January 8th, 2007
Fall Off the Radar
Recently, I had the uncomfortable feeling that fate had forgotten about me. Not that anything was particularly wrong, it’s just that nothing was going…period. Personally and professionally, I was in limbo.
For a human being, these periods of quiet are inevitable and desirable. They allow us to take a break, assess our situation, readjust, and move on. The farmer knows that even a bountiful field must lie fallow periodically in order to regenerate and continue to produce future harvests. Why should it be any different for a person…or a brand?
Though we try to deny it, business is as cyclical as the harvest. Brands rise and fall with the currents of popular culture. One day you’re hot, the next you are decidedly not. Today more than ever, commerce seems a perpetual popularity contest.
As someone who studies the momentum in pop culture in order to keep brands on the grid, the question I am asked most often when we are successful is, “How do we sustain this momentum?” My response: You can’t. So, don’t even try.

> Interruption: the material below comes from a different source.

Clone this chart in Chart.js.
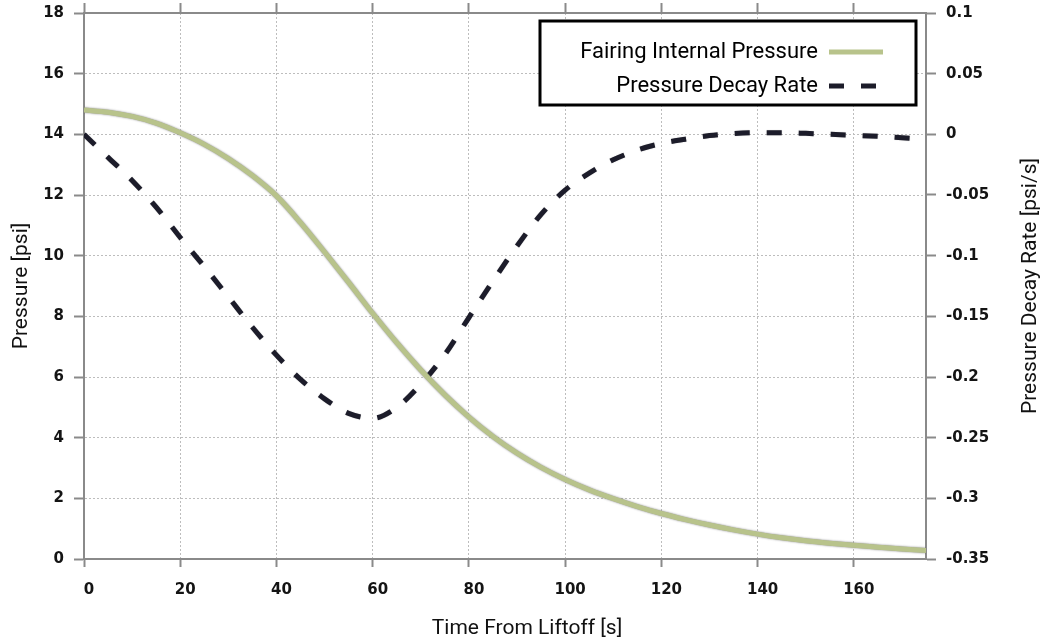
<!DOCTYPE html>
<html>
<head>
<meta charset="utf-8">
<script src="https://cdn.jsdelivr.net/npm/chart.js@4"></script>
<style>
html,body{margin:0;padding:0;background:#ffffff;}
#wrap{width:1047px;height:644px;position:relative;}
</style>
</head>
<body>
<div id="wrap"><canvas id="c"></canvas></div>
<script>
// ---- data ----
const timeFromLiftoff = [0,5,10,15,20,25,30,35,40,45,50,55,60,65,70,75,80,85,90,95,100,105,110,115,120,125,130,135,140,145,150,155,160,165,170,175];
const fairingPressure = [14.8,14.73,14.59,14.37,14.05,13.67,13.2,12.64,11.97,11.09,10.12,9.12,8.1,7.13,6.23,5.41,4.68,4.04,3.49,3.02,2.62,2.28,1.99,1.73,1.5,1.3,1.12,0.96,0.82,0.7,0.6,0.52,0.45,0.39,0.33,0.28];
const pressureDecayRate = [0,-0.019,-0.038,-0.06,-0.085,-0.109,-0.134,-0.159,-0.182,-0.202,-0.218,-0.23,-0.234,-0.225,-0.206,-0.1815,-0.151,-0.121,-0.092,-0.066,-0.046,-0.032,-0.021,-0.013,-0.0075,-0.004,-0.001,0.0007,0.0014,0.0014,0.0008,0,-0.0008,-0.0016,-0.0028,-0.004];
const seriesLabels = ['Fairing Internal Pressure','Pressure Decay Rate'];
const axisTitles = {x:'Time From Liftoff [s]', y:'Pressure [psi]', y1:'Pressure Decay Rate [psi/s]'};
const xRange = {min:0, max:175, step:20};
const yRange = {min:0, max:18, step:2};
const y1Range = {min:-0.35, max:0.1, step:0.05};

// ---- styling ----
const tickFont = {family:'DejaVu Sans', size:15, weight:'bold'};
const titleFont = {family:'Roboto', size:21};
const legendFont = {family:'Roboto', size:22};
const gridCol = '#bdbdbd';
const axisCol = '#8a8a8a';
const tickTextCol = '#141414';

function drawText(ctx, text, x, y, rot){
  ctx.save();
  ctx.translate(x, y);
  ctx.rotate(rot);
  ctx.font = titleFont.size + 'px ' + titleFont.family;
  ctx.fillStyle = '#111111';
  ctx.textAlign = 'center';
  ctx.textBaseline = 'middle';
  ctx.fillText(text, 0, 0);
  ctx.restore();
}

const legendFrame = {
  id:'legendFrame',
  afterLayout(chart){
    const lg = chart.legend, ca = chart.chartArea;
    lg.left = ca.right - 386; lg.width = 355; lg.right = lg.left + lg.width;
    lg.top = ca.top + 16; lg.height = 100; lg.bottom = lg.top + lg.height;
  },
  afterDraw(chart){
    const ctx = chart.ctx, ca = chart.chartArea;
    const x0 = ca.right - 386, y0 = ca.top + 8, x1 = ca.right - 10, y1 = ca.top + 92;
    ctx.save();
    ctx.fillStyle = '#ffffff';
    ctx.fillRect(x0, y0, x1 - x0, y1 - y0);
    ctx.lineWidth = 3;
    ctx.strokeStyle = '#000000';
    ctx.strokeRect(x0, y0, x1 - x0, y1 - y0);
    ctx.restore();
    chart.legend.draw();
    // right axis title (reads bottom-to-top) and bottom axis title
    const s1 = chart.scales.y1, sx = chart.scales.x;
    drawText(ctx, axisTitles.y1, s1.right - 16, (ca.top + ca.bottom) / 2, -Math.PI / 2);
    drawText(ctx, axisTitles.x, (ca.left + ca.right) / 2 + 22, sx.bottom - 15, 0);
  }
};
const lineHalo = {
  id:'lineHalo',
  beforeDatasetDraw(chart, args){
    const c = chart.ctx; c.save();
    c.shadowColor = args.index === 0 ? 'rgba(100,100,100,0.85)' : 'rgba(70,70,70,0.4)';
    c.shadowBlur = args.index === 0 ? 2 : 1;
  },
  afterDatasetDraw(chart){ chart.ctx.restore(); }
};

const gridBase = {color:gridCol, lineWidth:1, tickColor:axisCol, tickWidth:2, tickBorderDash:[]};
const borderBase = {color:axisCol, width:2, dash:[2,2]};
const noPad = (s) => { s.paddingTop = 0; s.paddingBottom = 0; };

new Chart(document.getElementById('c'), {
  type:'line',
  data:{
    datasets:[
      {
        label:seriesLabels[0],
        data:timeFromLiftoff.map((t,i)=>({x:t, y:fairingPressure[i]})),
        xAxisID:'x', yAxisID:'y',
        borderColor:'#b8c38b', backgroundColor:'#b8c38b', borderWidth:5,
        pointRadius:0, cubicInterpolationMode:'monotone', fill:false
      },
      {
        label:seriesLabels[1],
        data:timeFromLiftoff.map((t,i)=>({x:t, y:pressureDecayRate[i]})),
        xAxisID:'x', yAxisID:'y1',
        borderColor:'#1c1c2a', backgroundColor:'#1c1c2a', borderWidth:5,
        borderDash:[15,17], borderCapStyle:'butt',
        pointRadius:0, cubicInterpolationMode:'monotone', fill:false
      }
    ]
  },
  options:{
    responsive:true, maintainAspectRatio:false, animation:false,
    layout:{padding:0},
    plugins:{
      tooltip:{enabled:false},
      legend:{
        position:'chartArea', rtl:true, align:'start',
        labels:{
          usePointStyle:true, pointStyle:'line', pointStyleWidth:54, boxWidth:54, boxHeight:22,
          padding:12, font:legendFont, color:'#000000',
          generateLabels(chart){
            const items = Chart.defaults.plugins.legend.labels.generateLabels(chart);
            items.forEach((it, i) => {
              const ds = chart.data.datasets[it.datasetIndex !== undefined ? it.datasetIndex : i];
              it.lineDash = ds.borderDash || [];
              it.lineWidth = ds.borderWidth;
              it.strokeStyle = ds.borderColor;
              it.lineCap = 'butt';
            });
            return items;
          }
        }
      }
    },
    scales:{
      x:{
        type:'linear', position:'bottom', min:xRange.min, max:xRange.max,
        ticks:{stepSize:xRange.step, includeBounds:false, font:tickFont, color:tickTextCol, padding:14, labelOffset:5, maxRotation:0, autoSkip:false},
        grid:Object.assign({tickLength:8}, gridBase),
        border:borderBase,
        title:{display:false, text:axisTitles.x},
        afterFit(s){ s.height = 85; }
      },
      x2:{
        type:'linear', position:'top', min:xRange.min, max:xRange.max,
        ticks:{stepSize:xRange.step, includeBounds:false, display:false},
        grid:Object.assign({tickLength:10, drawOnChartArea:false}, gridBase),
        border:{color:axisCol, width:2},
        afterFit(s){ s.height = 13; }
      },
      y:{
        type:'linear', position:'left', min:yRange.min, max:yRange.max,
        ticks:{stepSize:yRange.step, font:tickFont, color:tickTextCol, padding:10},
        grid:Object.assign({tickLength:10}, gridBase),
        border:borderBase,
        title:{display:true, text:axisTitles.y, font:titleFont, color:'#111111', padding:{top:9, bottom:0}},
        afterFit(s){ s.width = 84; noPad(s); }
      },
      y1:{
        type:'linear', position:'right', min:y1Range.min, max:y1Range.max,
        ticks:{stepSize:y1Range.step, font:tickFont, color:tickTextCol, padding:10,
               callback:(v) => String(Math.round(v * 100) / 100)},
        grid:Object.assign({tickLength:10, drawOnChartArea:false}, gridBase),
        border:{color:axisCol, width:2},
        title:{display:false, text:axisTitles.y1},
        afterFit(s){ s.width = 121; noPad(s); }
      }
    }
  },
  plugins:[lineHalo, legendFrame]
});
</script>
</body>
</html>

Think about the brands out there that have mastered the cycle. They are our perennials. They blossom, dazzle, retract and disappear again and again (granted, some cycles are longer than others): Apple, GE, Nike, and possibly right now, The Gap. How about pop music’s reigning queen, Madonna. No one makes use of the downtime like Madonna.
Brands need time to lie fallow, too. It’s part of the natural cycle of things that consumers should fall in love with you, out of love with you, and back in love with you, again and again. The trick is not to be obsessed with your brand’s popularity (which can be blinding), but to be obsessed with having an accurate idea of where your brand’s momentum is headed at any given time (which can be painful and biting). Is it rising or falling? The sooner you are aware that a fallow period is on the way, the more effectively you can embrace it. Switch your energy and efforts from an external to an internal focus. Use the time to retool your offering, business, culture, whatever it is that will make for a fertile harvest when you decide to plant your next seed.
Don’t be afraid to fall off the grid. It can be liberating. It’s like my friend, Sarah, said at the height of the Paris Hilton craze of 2005, “I just want to miss her. Can she please go away for ten minutes so we can all miss her a little bit?” Downtime is a gift. Relish it. It might do you some good to be missed a little bit, too.